Q: I am a 51-year-old woman who has, over the years with my law partner, built a rather successful and well regarded general legal practice in Central Massachusetts. I've had some tendency toward depression for many years, but past therapy and an ongoing prescription for Prozac have been fairly effective. This week, however, I have been unable to get anything done, even to prepare for an important case. I can't get my mind off the fact that my college-age daughter is barely talking to me, and chose to stay at school rather than come home for winter vacation. Something seems to have happened at school to trigger this, but I don't know what it is. When she came home for Thanksgiving, she seemed to want to do nothing but sleep and use social media, and I pushed her to do something more constructive, so in part she may be avoiding a replay of that tug of war. My daughter and I were always very close - she has lived with me since her father and I divorced a decade ago - and I always prioritized her, through various crises and adolescent turmoil, over my work. But I can't seem to get through to her this time, and now I'm just feeling like a total failure, like my past efforts have not amounted to anything. It's hard to even ask my partner to fill in for what I can't seem to do - his kids are doing fine as far as I know, and he's the kind of person who has no comprehension of depression.
A: To begin with your last point, it's certainly seems to be true (since we hear if so often) that people who have been fortunate enough not to experience significant depression often think that one has only to "pull oneself up by the bootstraps." While a certain amount of self-pushing, such as involvement in activity and exercise even when motivation is hard to come by, is helpful in improving mood, people need to understand that when one is drowning in depression, an extended hand will probably be more helpful than advice to swim harder.
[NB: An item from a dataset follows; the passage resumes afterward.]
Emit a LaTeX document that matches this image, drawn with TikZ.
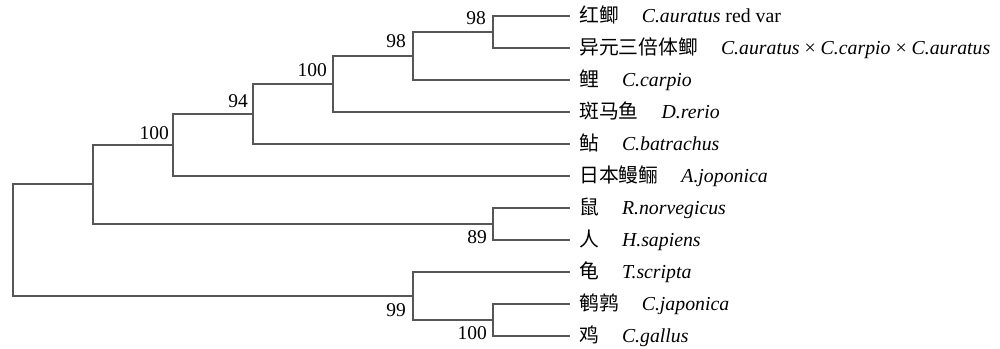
\documentclass[tikz,border=0pt]{standalone}
\usepackage{fontspec}
\setmainfont{Liberation Serif}
\newfontfamily\cjk{Noto Sans CJK SC}
\definecolor{brc}{HTML}{575757}
\begin{document}
\begin{tikzpicture}[x=1pt,y=-1pt,
  br/.style={draw=brc,line width=2pt},
  leaf/.style={anchor=west,inner xsep=9pt,inner ysep=0pt,text height=17.5pt,text depth=5pt,font=\fontsize{19.8}{20}\selectfont},
  bs/.style={anchor=base east,inner sep=0pt,font=\fontsize{19.5}{20}\selectfont}]
\useasboundingbox (0,0) rectangle (1000,348);
\newcommand{\gp}{\hspace{23pt}}
% leaves
\node[leaf] (l1) at (570,16) {{\cjk 红鲫}\gp\textit{C.auratus} red var};
\node[leaf] (l2) at (570,48) {{\cjk 异元三倍体鲫}\gp\textit{C.auratus} × \textit{C.carpio} × \textit{C.auratus}};
\node[leaf] (l3) at (570,80) {{\cjk 鲤}\gp\textit{C.carpio}};
\node[leaf] (l4) at (570,112) {{\cjk 斑马鱼}\gp\textit{D.rerio}};
\node[leaf] (l5) at (570,144) {{\cjk 鲇}\gp\textit{C.batrachus}};
\node[leaf] (l6) at (570,176) {{\cjk 日本鳗鲡}\gp\textit{A.joponica}};
\node[leaf] (l7) at (570,208) {{\cjk 鼠}\gp\textit{R.norvegicus}};
\node[leaf] (l8) at (570,240) {{\cjk 人}\gp\textit{H.sapiens}};
\node[leaf] (l9) at (570,272) {{\cjk 龟}\gp\textit{T.scripta}};
\node[leaf] (l10) at (570,304) {{\cjk 鹌鹑}\gp\textit{C.japonica}};
\node[leaf] (l11) at (570,336) {{\cjk 鸡}\gp\textit{C.gallus}};
% internal nodes
\coordinate (A) at (493,32);
\coordinate (B) at (413,56);
\coordinate (C) at (333,84);
\coordinate (D) at (253,114);
\coordinate (E) at (173,145);
\coordinate (G) at (493,224);
\coordinate (F) at (93,184);
\coordinate (J) at (493,320);
\coordinate (I) at (413,296);
\coordinate (H) at (13,240);
% branches
\draw[br] (l1.west) -| (A) |- (l2.west);
\draw[br] (A) -| (B) |- (l3.west);
\draw[br] (B) -| (C) |- (l4.west);
\draw[br] (C) -| (D) |- (l5.west);
\draw[br] (D) -| (E) |- (l6.west);
\draw[br] (l7.west) -| (G) |- (l8.west);
\draw[br] (E) -| (F) |- (G);
\draw[br] (l10.west) -| (J) |- (l11.west);
\draw[br] (l9.west) -| (I) |- (J);
\draw[br] (F) -| (H) |- (I);
% bootstrap values
\node[bs] (bA) at (486,24) {98};
\node[bs] (bB) at (406,47) {98};
\node[bs] (bC) at (327,76) {100};
\node[bs] (bD) at (248,107) {94};
\node[bs] (bE) at (169,139) {100};
\node[bs] (bG) at (487,243) {89};
\node[bs] (bI) at (406,316) {99};
\node[bs] (bJ) at (487,339) {100};
\end{tikzpicture}
\end{document}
Our website (LCLMA.org) has a number of links to resources and articles that are informative on depression in general and specifically in lawyers. And it does seem likely that you'll need to ask your partner for help on the work that currently faces you - just as he would do if symptomatic from a condition that he does understand, like cancer or arthritis.
If you are not currently in therapy, this is a good time to return, and not because your reaction is unique - most parents as devoted as you have been would have a hard time coping with what sounds like a fairly sudden alienation from their child - but because it's so stressful. Your daughter is certainly dealing with something (could be so many things), and expressing it partly by turning her anger toward you. For what it's worth, it may be because you have been such a stable, solid figure that she feels safe enough to do so, but of course it's still painful to withstand. For you to go from feeling hurt and disappointed to a sense of total failure, however, is a "cognitive distortion" in the direction of inappropriate self-blame, not to mention the implicit belief that her current perspective will last indefinitely, which is unlikely. With your parental support, she's been able to get through past personal challenges and into college. As you examine and reshape the kinds of thoughts that contribute to your sinking mood, you can remind yourself that your daughter's life, moods and choices are going to unfold largely in ways that are not within your control. It's time to take care of yourself, as well; and when she's ready to talk, you'll be ready to listen.